Doxorubicin is a chemotherapeutic drug used to treat various cancers. Exercise training (ET) can attenuate some cardiotoxic effects of doxorubicin (DOX) in tumor-free animals. However, the ET effects on cardiac function and glucose metabolism in DOX-treated breast cancer models remain unclear.

This study investigated ET-induced structural, functional, vascular, oxidative stress, and plausible glucose uptake alterations of the left ventricle (LV) in a murine breast cancer model during DOX treatment.

Female FVB/N-mice were divided to tumor-free groups with or without voluntary wheel-running ET and those inoculated subcutaneously with mammary tumor-derived I3TC-cells with or without exercise or DOX treatment (5 mg/kg/week). Mice underwent 2-[¹⁸F]fluoro-2-deoxy-D-glucose positron emission tomography and echocardiography after two and four DOX-doses. The cardiac histology, oxidative stress, maximal metabolic enzyme activities, and mitochondrial respiration were analyzed.
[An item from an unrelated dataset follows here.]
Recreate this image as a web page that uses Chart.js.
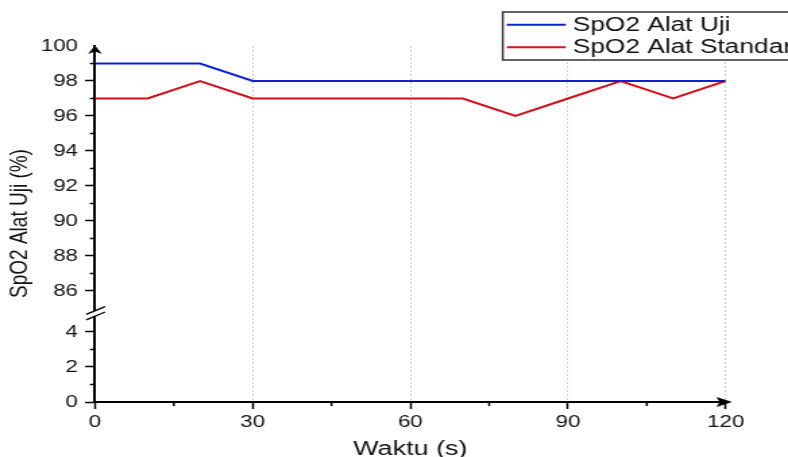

DOX increased LV glucose uptake (LVGU) and mitochondrial uncoupling and decreased running activity, LV-weight, and ejection fraction (EF). In DOX-treated group ET blunted the increase in LVGU, increased LV-weight and EF, and lowered LV lactate dehydrogenase activity. DOX-treated exercised mice did not differ from tumor-bearing group without DOX in LVGU or from the tumor-free ET-group in LV-weight or EF whereas unexercised DOX-treated group did. ET also increased LV citrate synthase activity in tumor-bearing animals. There was an inverse association between LVGU and EF and LV-weight.

In a murine breast cancer model, voluntary ET moderated DOX-induced cardiotoxicities such as increased LVGU, LV-atrophy and decreased EF. This suggests that ET might benefit patients with cancer undergoing doxorubicin treatment by mitigating cardiotoxicity.